ABSTRACT
Privacy and personalization of mobile experiences are inherently in conflict: better personalization demands knowing more about the user, potentially violating user privacy. A promising approach to mitigate this tension is to migrate personalization to the client, an approach dubbed client-side personalization. This paper advocates for operating system support for client-side personalization and describes MoRePriv, an operating system service implemented in the Windows Phone OS. We argue that personalization support should be as ubiquitous as location support, and should be provided by a unified system within the OS, instead of by individual apps.
We aim to provide a solution that will stoke innovation around mobile personalization. To enable easy application personalization, MoRePriv approximates users' interests using personae such as technophile or business executive. Using a number of case studies and crowd-sourced user studies, we illustrate how more complex personalization tasks can be achieved using MoRePriv.

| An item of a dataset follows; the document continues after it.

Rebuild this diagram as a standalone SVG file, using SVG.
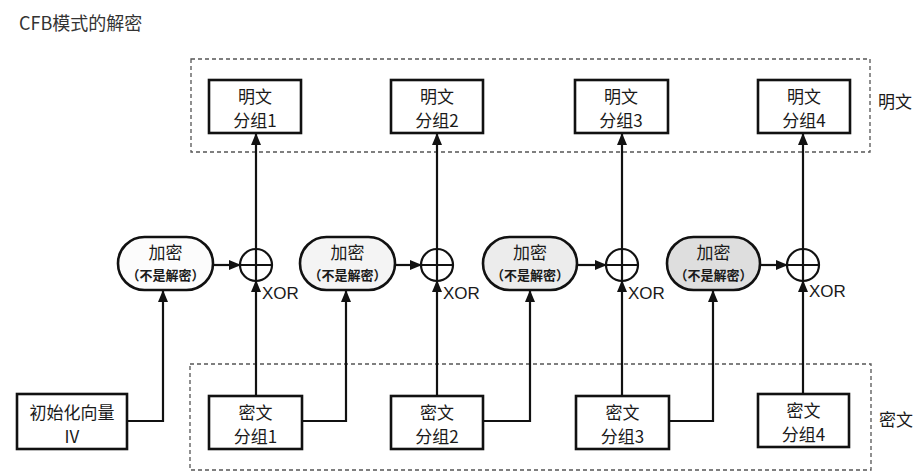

For privacy protection, MoRePriv distills sensitive user information to a coarse-grained profile, which limits the potential damage from information leaks. We see MoRePriv as a way to increase end-user privacy by enabling client-side computing, thus minimizing the need to share user data with the server. As such, MoRePriv shepherds the ecosystem towards a better privacy stance by nudging developers away from today's privacy-violating practices. Furthermore, MoRePriv can be combined with privacy-enhancing technologies and is complimentary to recent advances in data leak detection.